It was just this last summer that the heads of Merrill Lynch (MER), Lehman, and Morgan Stanley (MS) said the financial crisis had peaked and its energy was dissipating.
It would be hard to find a bank or brokerage house that has not missed its forecasts in one or more of the last four quarters. Securities analysts’ projections for next year are useless.
Reuters makes the observation that Citigroup Inc’s repeated assurances that it did not need additional capital, followed by its quick about-face in accepting billions of dollars in aid from the U.S. Treasury, has many investors wondering what other banks are hiding.
The answer to the question of why Citi was wrong about its future is more frightening than the idea that investors, regulators, and customers are being duped. They aren’t. The banks simply don’t know what they own and, after a year of trying, still don’t know how to value it. Executives at these firms cannot make projections because of old flaws in their systems of stuffing their balance sheets with unstable financial instruments and trying to follow hundreds of thousands of data points which can change their values day-by-day.

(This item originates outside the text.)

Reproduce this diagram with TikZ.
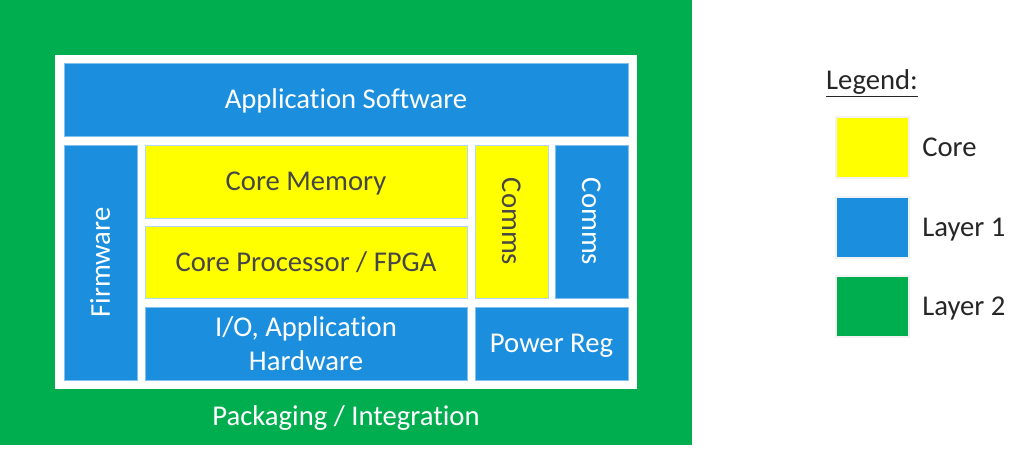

The government and financial industry still want to fill a hole, but don’t know how big it is. That means that the sums of money put into institutions to "save" them will almost always be inadequate. The balance sheets of the firms are tied to the general housing and credit markets in such byzantine ways that the will never be correctly assessed until home values, consumer obligations, and corporate debt find a bottom.
There is no trick to getting exact numbers for the assets and liabilities which banks hold. The entire system is too fluid now. What no one wants to admit is that until the "deleveraging" process is over and the value behind financial instruments moves down to its foundation, any figure banking management or the government wants to come up with as the full cost of saving the credit system is only a guess.